What Is Per Diem Interest?
Per diem interest is the amount of interest a loan accrues each day. Lenders use it to calculate the interest portion of mortgage closing costs, prorated charges, payoff quotes, and short settlement periods. This calculator works for any loan currency and any jurisdiction, since it relies only on the principal balance and the annual percentage rate (APR).
How to Use It
Enter the outstanding loan principal (or balance) and the annual interest rate as a percentage. Optionally enter a number of days to see how much interest accrues over that window.
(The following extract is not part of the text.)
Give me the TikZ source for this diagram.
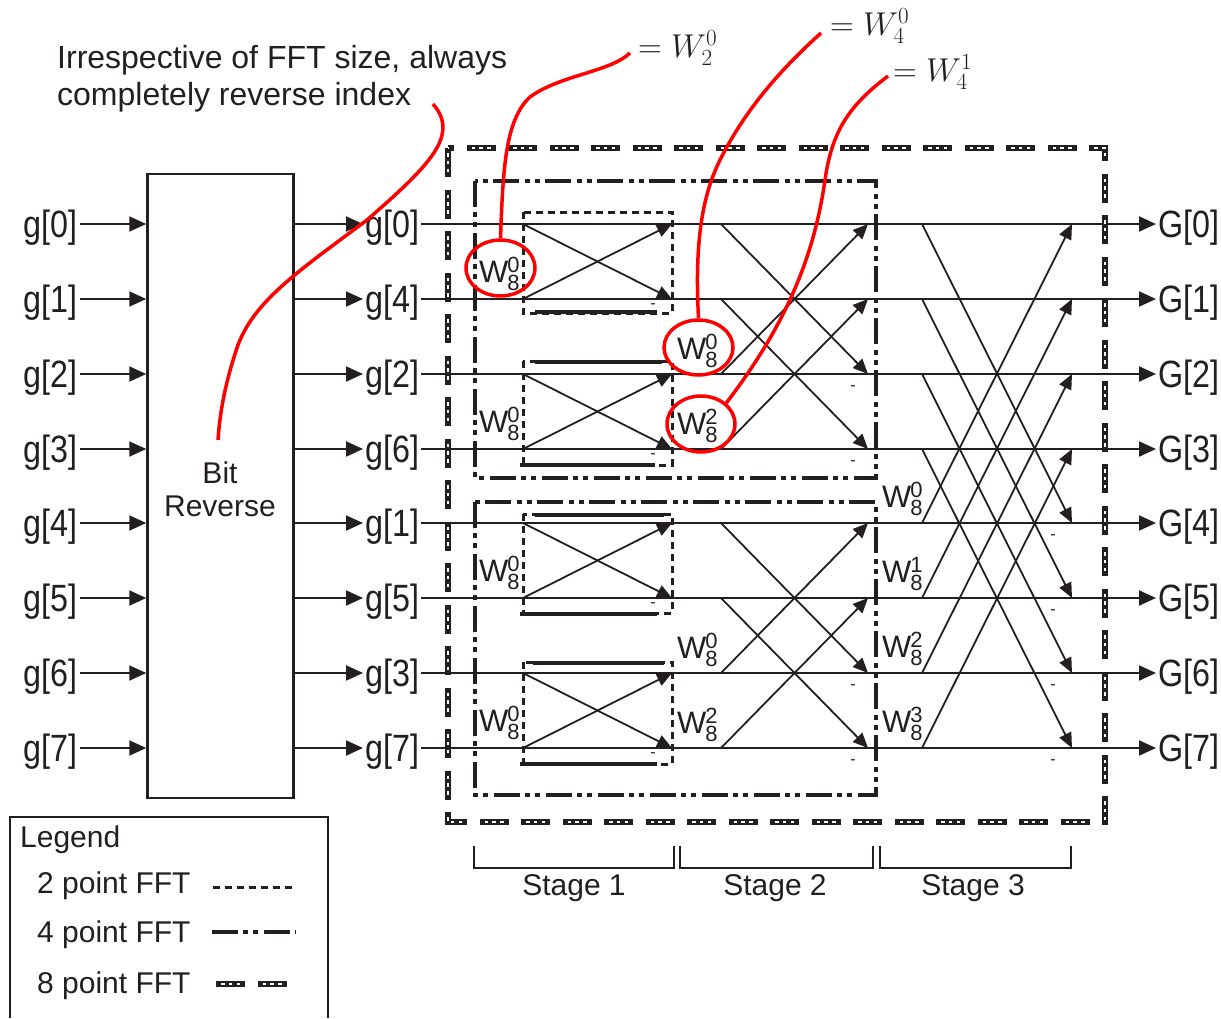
\RequirePackage{fix-cm}
\documentclass[tikz,border=0pt]{standalone}
\usepackage[no-math]{fontspec}
\setmainfont{Liberation Sans}
\newfontfamily\narrowsf[FakeStretch=0.85]{Liberation Sans}
\usetikzlibrary{arrows.meta, positioning, calc, shapes.geometric}
\definecolor{ink}{HTML}{231F20}
\tikzstyle{arrow} = [ink, line width=2pt, -{Triangle[length=17pt,width=15pt]}]
\tikzstyle{bfly} = [ink, line width=1.8pt, -{Triangle[length=15pt,width=13pt]}]
\newcommand{\twid}[2]{W\kern-1pt\rlap{\raisebox{9.5pt}{\fontsize{22}{22}\selectfont #1}}\raisebox{-8.5pt}{\fontsize{22}{22}\selectfont #2}}

\begin{document}
\begin{tikzpicture}[x=1pt, y=-1pt,
    lbl/.style={font=\narrowsf\fontsize{38}{40}\selectfont, text=ink, inner sep=2pt},
    twlabel/.style={font=\fontsize{31}{33}\selectfont, text=ink, inner sep=0pt, anchor=base west},
    minus/.style={font=\fontsize{16}{16}\selectfont, text=ink, inner sep=0pt},
    plain/.style={font=\fontsize{30}{33}\selectfont, text=ink, inner sep=0pt},
    eqlbl/.style={font=\fontsize{33}{36}\selectfont, text=ink, inner sep=0pt, anchor=west},
    ring/.style={draw=red, line width=3.5pt, ellipse, inner sep=0pt, minimum width=69pt, minimum height=56pt},
    redline/.style={red, line width=3.5pt},
    box2/.style={draw=ink, line width=3pt, dash pattern=on 7pt off 5pt},
    box4/.style={draw=ink, line width=4pt, dash pattern=on 26pt off 5pt on 5pt off 5pt on 5pt off 6pt},
    box8/.style={draw=ink, line width=6pt, dash pattern=on 29pt off 12.5pt},
    box8dots/.style={draw=white, line width=2.2pt, dash pattern=on 0pt off 5pt on 3.5pt off 4.25pt on 3.5pt off 4.25pt on 3.5pt off 17.5pt},
    bar/.style={ink, line width=4.5pt},
    bracket/.style={ink, line width=2pt}
  ]
  \useasboundingbox (0,0) rectangle (1221,1018);

  % rows and butterfly end points
  \foreach \i/\y in {0/224,1/299,2/374,3/449,4/523,5/598,6/673,7/748} {
    \coordinate (r\i) at (0,\y);
    \coordinate (a\i) at (523,\y);
    \coordinate (b\i) at (672,\y);
    \coordinate (c\i) at (721,\y);
    \coordinate (d\i) at (868,\y);
    \coordinate (e\i) at (922,\y);
    \coordinate (f\i) at (1072,\y);
  }

  % note
  \node[font=\fontsize{32}{37}\selectfont, text=ink, inner sep=0pt, anchor=north west, align=left] (note) at (57,45) {Irrespective of FFT size, always\\completely reverse index};
  \coordinate (noteend) at (433,104);

  % bit reverse
  \node[draw=ink, line width=2.5pt, minimum width=146pt, minimum height=624pt, inner sep=0pt] (br) at (220.5,486) {};
  \node[plain, align=center] (brlbl) at (220,489) {Bit\\Reverse};
  \coordinate (bitend) at (218,440);

  % inputs
  \foreach \i in {0,...,7} {
    \node[lbl, anchor=base east] (in\i) at ($(r\i)+(80,13)$) {g[\i]};
    \draw[arrow] (in\i.east |- r\i) -- (br.west |- r\i);
  }

  % reordered signals and outputs
  \foreach \i/\m in {0/0,1/4,2/2,3/6,4/1,5/5,6/3,7/7} {
    \node[lbl, anchor=base west] (mid\i) at ($(r\i)+(363,13)$) {g[\m]};
    \draw[arrow] (br.east |- r\i) -- (mid\i.west |- r\i);
    \node[lbl, anchor=base west] (out\i) at ($(r\i)+(1156,13)$) {G[\i]};
    \draw[arrow] (mid\i.east |- r\i) -- (out\i.west |- r\i);
  }

  % Stage 1
  \foreach \p/\q in {0/1,2/3,4/5,6/7} {
    \draw[bfly] (a\p) -- (b\q);
    \draw[bfly] (a\q) -- (b\p);
    \node[minus] at ($(b\q)+(-19,7)$) {-};
    \node[twlabel] (tws1\q) at ($(r\q)+(479,-17)$) {\twid{0}{8}};
  }

  % Stage 2
  \foreach \p/\q/\k in {0/2/0,1/3/2,4/6/0,5/7/2} {
    \draw[bfly] (c\p) -- (d\q);
    \draw[bfly] (c\q) -- (d\p);
    \node[minus] at ($(d\q)+(-15,14)$) {-};
    \node[twlabel] (tws2\q) at ($(r\q)+(677,-15)$) {\twid{\k}{8}};
  }

  % Stage 3
  \foreach \p/\q/\k in {0/4/0,1/5/1,2/6/2,3/7/3} {
    \draw[bfly] (e\p) -- (f\q);
    \draw[bfly] (e\q) -- (f\p);
    \node[minus] at ($(f\q)+(-19,14)$) {-};
    \node[twlabel] (tws3\q) at ($(r\q)+(882,-16)$) {\twid{\k}{8}};
  }

  % 2 point FFT boxes
  \draw[box2] (523,212) rectangle (672,313);
  \draw[box2] (523,361) rectangle (672,465);
  \draw[box2] (523,514) rectangle (672,613);
  \draw[box2] (523,662) rectangle (672,764);
  \draw[bar] (535,312) -- (657,312);
  \draw[bar] (535,362) -- (662,362);
  \draw[bar] (520,465) -- (655,465);
  \draw[bar] (535,515) -- (664,515);
  \draw[bar] (520,614) -- (657,614);
  \draw[bar] (533,663) -- (664,663);
  \draw[bar] (520,764) -- (657,764);

  % 4 point FFT boxes
  \draw[box4] (475,181) rectangle (876,478);
  \draw[box4] (475,502) rectangle (876,795);

  % 8 point FFT box
  \draw[box8] (448,148) rectangle (1105,822);
  \draw[box8dots] (448,148) rectangle (1105,822);

  % twiddle notes
  \node[ring] (ring1) at (500.5,268) {};
  \node[ring, minimum height=55pt] (ring2) at (698.5,347.5) {};
  \node[ring, minimum width=68pt] (ring3) at (701,424) {};
  \node[eqlbl] (eq1) at (638,48) {$=W_2^0$};
  \node[eqlbl] (eq2) at (830,26) {$=W_4^0$};
  \node[eqlbl] (eq3) at (893,72) {$=W_4^1$};
  \draw[redline] (ring1.north) .. controls (503,170) and (505,120) .. (530,97) .. controls (560,75) and (610,72) .. ($(eq1.west)+(-8,5)$);
  \draw[redline] (ring2.north) .. controls (695,250) and (700,200) .. (720,160) .. controls (745,110) and (780,70) .. ($(eq2.west)+(-9,7)$);
  \draw[redline] (ring3.north east) .. controls (790,320) and (815,250) .. (825,180) .. controls (832,130) and (850,105) .. ($(eq3.west)+(-5,4)$);
  \draw[redline] (noteend) .. controls (460,135) and (430,165) .. (367,220) .. controls (300,270) and (255,300) .. (238,345) .. controls (226,380) and (220,410) .. (bitend);

  % stages
  \draw[bracket] (474,846) -- (474,868) -- (674,868) -- (674,846);
  \draw[bracket] (680,846) -- (680,868) -- (873,868) -- (873,846);
  \draw[bracket] (880,846) -- (880,868) -- (1071,868) -- (1071,846);
  \node[plain, anchor=base] (stage1) at (574,895) {Stage 1};
  \node[plain, anchor=base] (stage2) at (775,895) {Stage 2};
  \node[plain, anchor=base] (stage3) at (973,895) {Stage 3};

  % legend
  \draw[ink, line width=2pt] (10,1018) -- (10,817) -- (328,817) -- (328,1018);
  \node[plain, anchor=base west] (legend) at (20,847) {Legend};
  \node[plain, anchor=base west] (leg2) at (37,893) {2 point FFT};
  \node[plain, anchor=base west] (leg4) at (37,942) {4 point FFT};
  \node[plain, anchor=base west] (leg8) at (37,993) {8 point FFT};
  \draw[box2] (213,887) -- (296,887);
  \draw[box4] (212,932) -- (296,932);
  \draw[box8] (216,984) -- (292,984);
  \draw[box8dots] (216,984) -- (292,984);
\end{tikzpicture}
\end{document}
The calculator returns the daily interest charge and the total over the chosen period.
The Formula Explained
The daily interest is the principal multiplied by the annual rate, divided across the days of the year:
$$\text{Per Diem} = \frac{\text{Principal} \times \dfrac{\text{APR \%}}{100}}{365}$$
The APR is converted from a percentage to a decimal (for example, 6% becomes 0.06). Many lenders use a 365-day year for per diem interest, which is the convention used here. Some use a 360-day year — adjust your expectations accordingly if your lender does.
Worked Example
Suppose you owe $10,000 at a 6% APR. The per diem interest is:
$$10{,}000 \times \left(\frac{0.06}{365}\right) = 10{,}000 \times 0.00016438 = \$1.64 \text{ per day}$$
Over 30 days, that accrues to about $49.32 in interest.
FAQ
Does this use a 360 or 365 day year? It uses 365 days, the most common convention for per diem interest.
Is per diem interest the same as simple daily interest? Yes — it is simple interest computed per day on the current balance, with no compounding.
Why do lenders charge per diem interest? To cover the days between loan disbursement and the start of a regular payment cycle, or to produce an exact payoff figure on any given date.